No one cared if they were sprayed with a hose or got dirty or was hit in the head with something that was thrown. We bled each day. We jumped out of trees, landed on nails, fell on top of broken boards and we let the dogs lick our wounds. There was no time for being doctored on any other way and to go to the parents with an injury was to risk being blamed for it. No one ever died, no one was ever maimed, and there wasn’t a damn soul that ever lost an eye from a pointy stick.

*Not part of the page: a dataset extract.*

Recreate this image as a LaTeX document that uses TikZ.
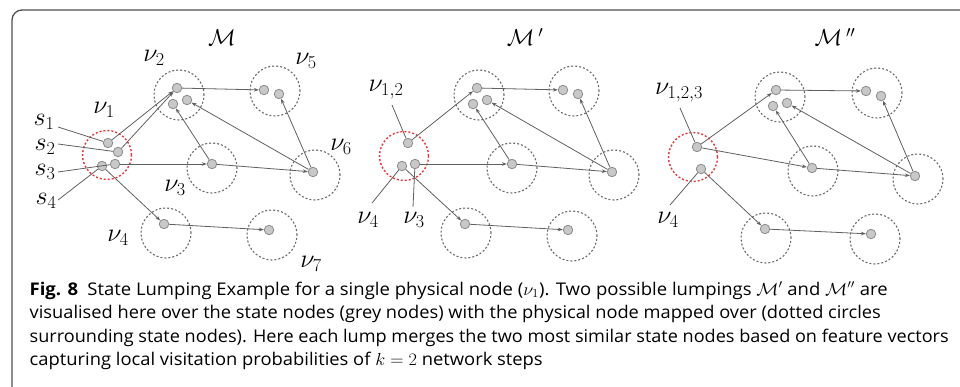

The first pubic hair I ever saw in my life was from a nineteen year old girl who was hanging out of her swimsuit. A few stray hairs had escaped her attention but as she stood in line at the board I stared at her and something inside of me stirred. I was only ten or eleven but there was something about that part of her body that drew my attention like shade draws a dog. I got in line behind her the next time, and the time after that, and then my buddies began to notice that I was staring. We whispered and pushed one another and tried not to giggle. Suddenly everyone knew. It wasn’t long before she caught on and realized something was amiss. The lifeguard made us all sit on the side of the pool for fifteen minutes and we sat in silence; we were muted by the experience.
I didn’t realize that one day I would be eleven years older than a nineteen year old and I would talk her into drinking with me. Very nearly, almost, I told her the story of how a woman her age once enraptured me with a slip of a bathing suit and how the age nineteen meant something to me. But I wasn’t sure, there was another beer, maybe two, before there were signs that she had joined me in more than drinking, and the verbal intercourse we refer to as flirting got very serious at the wake of a twelve pack. The story seemed trite at the end of the night.
Later, the thought occurred to me that the woman from my past might have taken an older man as a lover. It occurred to me the woman next to me had shocked and shaken someone much younger. It occurred to me that we’re all lined up in front of the diving board, awaiting our turn to fly through the air before we land in the water, and then come up gasping for air, flailing, and wanting to do it all over again.